Decided: November 08, 1951

Bertram R. Ross, Los Angeles, for appellant. Pacht, Tannenbaum & Ross, Rudolph Pacht and Maxwell E. Greenberg, all of Los Angeles, for respondent Bank. Roy C. Kaiser, Los Angeles, for respondent Friedman.

Louis J. Friedman died December 25, 1949. Defendants are executors of his estate. Plaintiff filed her claim against the estate, which was rejected.

The claim was for ‘extra services and long periods of nursing rendered to deceased, for which deceased originally named creditor in his will to sum of $15,000, and then was persuaded * * * to change said will * * * and eliminate the $15,000 bequest to claimant.’

Demurrer to plaintiff's first amended complaint was sustained without leave to amend, upon the ground that her cause of action was barred by our statute of frauds. Plaintiff appeals from the judgment which followed.

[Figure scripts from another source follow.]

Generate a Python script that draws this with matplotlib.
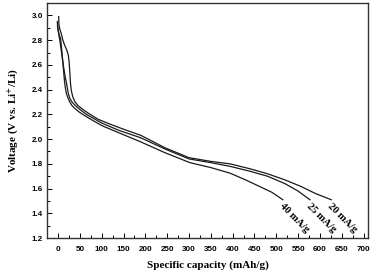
import numpy as np
import matplotlib
matplotlib.use('Agg')
import matplotlib.pyplot as plt
from matplotlib.ticker import MultipleLocator

plt.rcParams['mathtext.fontset'] = 'stix'

# discharge curves
cap_20 = [1.5, 2, 4, 7.6, 11, 15, 20, 23.5, 25.5, 27, 28.5, 30.5, 34, 39, 46,
          57, 69, 92, 120, 150, 190, 245, 300, 350, 394, 440, 480, 520, 555,
          590, 626]
volt_20 = [2.99, 2.93, 2.89, 2.85, 2.80, 2.76, 2.72, 2.68, 2.62, 2.54, 2.45,
           2.39, 2.34, 2.30, 2.27, 2.24, 2.21, 2.16, 2.12, 2.08, 2.03, 1.93,
           1.85, 1.82, 1.80, 1.76, 1.72, 1.67, 1.62, 1.56, 1.51]

cap_25 = [-1.5, -1, 1, 4, 8, 12, 16, 19, 23.5, 27, 32, 40, 50, 65, 80, 100,
          140, 190, 245, 300, 350, 394, 440, 480, 520, 550, 577]
volt_25 = [2.95, 2.90, 2.86, 2.80, 2.70, 2.60, 2.51, 2.46, 2.37, 2.33, 2.30,
           2.27, 2.24, 2.20, 2.17, 2.13, 2.07, 2.01, 1.92, 1.84, 1.81, 1.78,
           1.74, 1.70, 1.64, 1.58, 1.51]

cap_40 = [-1, 0, 2, 6, 9, 11, 13, 15, 17, 19, 23, 27, 32, 38, 48, 61, 80, 100,
          140, 188, 245, 302, 350, 394, 430, 460, 490, 515]
volt_40 = [2.93, 2.89, 2.85, 2.81, 2.70, 2.62, 2.54, 2.46, 2.41, 2.37, 2.33,
           2.30, 2.27, 2.25, 2.22, 2.19, 2.15, 2.11, 2.05, 1.98, 1.89, 1.81,
           1.77, 1.725, 1.67, 1.62, 1.57, 1.51]

labels = ['20 mA/g', '25 mA/g', '40 mA/g']

fig = plt.figure(figsize=(3.77, 2.74), dpi=100)
ax = fig.add_axes([0.125, 0.131, 0.851, 0.858])

curves = [(cap_20, volt_20), (cap_25, volt_25), (cap_40, volt_40)]
for (c, v), lab in zip(curves, labels):
    ax.plot(c, v, color='#1a1a1a', lw=0.9)
    ax.annotate(lab, xy=(c[-1], v[-1]), xytext=(1, -1), textcoords='offset points',
                rotation=-45, rotation_mode='anchor', ha='left', va='top',
                fontsize=7.5, family='Liberation Serif', weight='bold')

ax.set_xlim(-25, 710)
ax.set_ylim(1.2, 3.1)
ax.xaxis.set_major_locator(MultipleLocator(50))
ax.xaxis.set_minor_locator(MultipleLocator(25))
ax.yaxis.set_major_locator(MultipleLocator(0.2))
ax.yaxis.set_minor_locator(MultipleLocator(0.1))
ax.tick_params(which='both', direction='in', top=False, right=False,
               labelsize=5.8)
ax.tick_params(axis='x', pad=6)
ax.tick_params(axis='y', pad=3)
ax.tick_params(which='major', length=3.5, width=0.7)
ax.tick_params(which='minor', length=2, width=0.7)
for t in ax.get_xticklabels() + ax.get_yticklabels():
    t.set_family('Liberation Sans')
    t.set_weight('bold')
ax.yaxis.set_major_formatter(matplotlib.ticker.FormatStrFormatter('%.1f'))

for s in ax.spines.values():
    s.set_linewidth(1.0)
    s.set_color('#333333')

ax.set_xlabel('Specific capacity (mAh/g)', family='Liberation Serif',
              weight='bold', fontsize=8, labelpad=5)
ax.set_ylabel(r'Voltage (V vs. Li$^\mathbf{+}$/Li)', family='Liberation Serif',
              weight='bold', fontsize=8, labelpad=8)

fig.savefig('out.png', dpi=100)
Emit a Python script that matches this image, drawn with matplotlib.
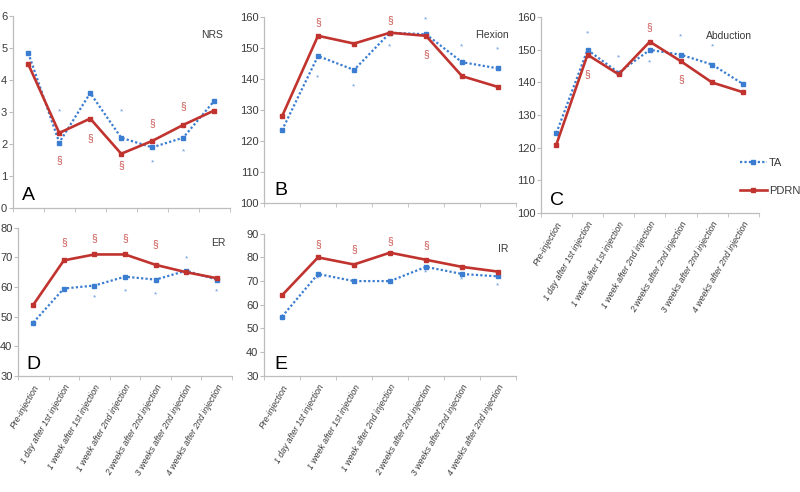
import matplotlib
matplotlib.use("Agg")
import matplotlib.pyplot as plt
from matplotlib.ticker import FixedLocator, NullFormatter

plt.rcParams["font.family"] = ["Liberation Sans", "DejaVu Sans"]

stages = ["Pre-injection", "1 day after 1st injection", "1 week after 1st injection",
          "1 week after 2nd injection", "2 weeks after 2nd injection",
          "3 weeks after 2nd injection", "4 weeks after 2nd injection"]

nrs_ta = [4.85, 2.05, 3.6, 2.2, 1.9, 2.2, 3.35]
nrs_pdrn = [4.5, 2.35, 2.8, 1.7, 2.1, 2.6, 3.05]
flex_ta = [123.5, 147.5, 143, 155, 154.5, 145.5, 143.5]
flex_pdrn = [128, 154, 151.5, 155, 154, 141, 137.5]
abd_ta = [124.5, 150, 143, 150, 148.5, 145.5, 139.5]
abd_pdrn = [121, 148.5, 142.5, 152.5, 146.5, 140, 137]
er_ta = [48, 59.5, 60.5, 63.5, 62.5, 65.5, 62.5]
er_pdrn = [54, 69, 71, 71, 67.5, 65, 63]
ir_ta = [55, 73, 70, 70, 76, 73, 72]
ir_pdrn = [64, 80, 77, 82, 79, 76, 74]

# significance marks (index, y)
nrs_ta_sig = [(1, 3.0), (3, 3.0), (4, 1.4), (5, 1.75)]
nrs_pdrn_sig = [(1, 1.5), (2, 2.2), (3, 1.35), (4, 2.65), (5, 3.2)]
flex_ta_sig = [(1, 140.5), (2, 137.5), (3, 150.5), (4, 159), (5, 150.5), (6, 149.5)]
flex_pdrn_sig = [(1, 158.5), (3, 159), (4, 148)]
abd_ta_sig = [(1, 155), (2, 147.5), (3, 146), (4, 154), (5, 151)]
abd_pdrn_sig = [(1, 142.5), (3, 157), (4, 141)]
er_ta_sig = [(2, 56.5), (3, 58.5), (4, 57.5), (5, 69.5), (6, 58.5)]
er_pdrn_sig = [(1, 75), (2, 76.5), (3, 76.5), (4, 74.5)]
ir_ta_sig = [(1, 71), (4, 73.5), (5, 70.5), (6, 68)]
ir_pdrn_sig = [(1, 85.5), (2, 83.5), (3, 87), (4, 85)]

blue = "#3b7dd0"
red = "#c0332e"
grey = "#bdbdbd"
txt = "#3a3a3a"

fig = plt.figure(figsize=(8, 4.92), dpi=100)


def panel(rect, ta, pdrn, ta_sig, pdrn_sig, ylim, step, title, letter, labels):
    ax = fig.add_axes(rect)
    x = list(range(len(stages)))
    ax.plot(x, ta, color=blue, lw=1.6, ls=(0, (1, 1)), marker="s", ms=3.5, label="TA", zorder=3)
    ax.plot(x, pdrn, color=red, lw=1.9, marker="s", ms=3, label="PDRN", zorder=4)
    for i, y in ta_sig:
        ax.text(i, y, "*", color=blue, fontsize=6, ha="center", va="center", alpha=0.8)
    for i, y in pdrn_sig:
        ax.text(i, y, "§", color=red, fontsize=7.5, ha="center", va="center", alpha=0.85)
    ax.set_xlim(-0.5, 6.5)
    ax.set_ylim(*ylim)
    ax.set_yticks(range(ylim[0], ylim[1] + 1, step))
    for s in ["top", "right"]:
        ax.spines[s].set_visible(False)
    for s in ["left", "bottom"]:
        ax.spines[s].set_color(grey)
        ax.spines[s].set_linewidth(0.9)
    ax.tick_params(axis="y", length=3, color=grey, labelsize=8, labelcolor=txt, pad=1)
    ax.xaxis.set_minor_locator(FixedLocator([i - 0.5 for i in range(8)]))
    ax.xaxis.set_minor_formatter(NullFormatter())
    ax.tick_params(axis="x", which="minor", length=3, color=grey)
    ax.set_xticks(x)
    ax.tick_params(axis="x", which="major", length=0, pad=5)
    if labels:
        ax.set_xticklabels(stages, rotation=60, ha="right", va="top",
                           rotation_mode="anchor", fontsize=6.3, style="italic", color=txt)
    else:
        ax.set_xticklabels([])
    ax.text(0.97, 0.93, title, transform=ax.transAxes, ha="right", va="top",
            fontsize=7.5, color=txt)
    ax.text(0.04, 0.02, letter, transform=ax.transAxes, ha="left", va="bottom",
            fontsize=14, color="black")
    return ax


panel([0.016, 0.577, 0.271, 0.390], nrs_ta, nrs_pdrn, nrs_ta_sig, nrs_pdrn_sig,
      (0, 6), 1, "NRS", "A", False)
panel([0.33, 0.587, 0.315, 0.378], flex_ta, flex_pdrn, flex_ta_sig, flex_pdrn_sig,
      (100, 160), 10, "Flexion", "B", False)
ax_c = panel([0.676, 0.567, 0.2725, 0.398], abd_ta, abd_pdrn, abd_ta_sig, abd_pdrn_sig,
             (100, 160), 10, "Abduction", "C", True)
panel([0.0225, 0.236, 0.2675, 0.301], er_ta, er_pdrn, er_ta_sig, er_pdrn_sig,
      (30, 80), 10, "ER", "D", True)
panel([0.33, 0.236, 0.315, 0.289], ir_ta, ir_pdrn, ir_ta_sig, ir_pdrn_sig,
      (30, 90), 10, "IR", "E", True)

h, l = ax_c.get_legend_handles_labels()
fig.legend(h, l, loc="upper left", bbox_to_anchor=(0.925, 1 - 158 / 492), frameon=False,
           fontsize=8, handlelength=2.4, handletextpad=0.2, labelspacing=1.6,
           borderaxespad=0, borderpad=0, labelcolor=txt)

fig.savefig("out.png", dpi=100, facecolor="white")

Said amended complaint alleged that decedent employed plaintiff as his housekeeper from 1931 to the date of his death; that in 1942 plaintiff informed decedent she was leaving his employment to enter defense work; that, to induce her to remain in his employ, decedent orally promised plaintiff he would will her $15,000, she to forego vacations and days off; that plaintiff believed such representations, continued in decedent's employ and did not take days off or vacations; that in May of 1947 decedent told her he had kept his promise and had left her $15,000 in his will; that had plaintiff taken other employment she would have earned more money, and would have been protected by social security and unemployment benefits which she now needs and does not have at past seventy years of age.

Our statute law declares that an oral agreement to will property is unenforceable. Civil Code, Section 1624; Code of Civil Procedure, Section 1973. Appellant asserts that the conduct of decedent estops his executors from pleading the statute as a bar to her action. Appellant relies upon the recent case of Monarco v. Lo Greco, 35 Cal.2d 621, 220 P.2d 737.

But estoppel depends upon the facts in every case. Basically, in such cases as this there must be evident some unusual set of circumstances where no other remedy is available. There must be unconscionable injury and unjust enrichment of the party sought to be estopped. Monarco v. Lo Greco, supra; Ruinello v. Murray, 36 Cal.2d 687, 227 P.2d 251.

In this case the most that can be drawn from plaintiff's complaint is that while she was employed and paid by decedent she could have secured work at a higher rate of pay, with certain social security and unemployment benefits; and that, relying upon decedent's promise to leave her $15,000 in his will—which promise he did not keep—she stayed with him, did not earn additional money in defense work, and did not secure the social benefits mentioned.

This does not show unconscionable injury sufficient to estop defendants from interposing the bar of the statute of frauds. Nor does it show unjust enrichment of decedent.

The complaint does not allege that plaintiff was paid less than the reasonable value of her services. And if the wages paid plaintiff had been less than they were reasonably worth, an action in quantum meruit for the difference would prevent any unjust enrichment of decedent, or of his estate. Monarco v. Lo Greco, supra; Ruinello v. Murray, supra.

The demurrer was properly sustained without leave to amend.

The judgment is affirmed.

DRAPEAU, Justice.

WHITE, P. J., and DORAN, J., concur. Hearing denied; CARTER and TRAYNOR, JJ., dissenting.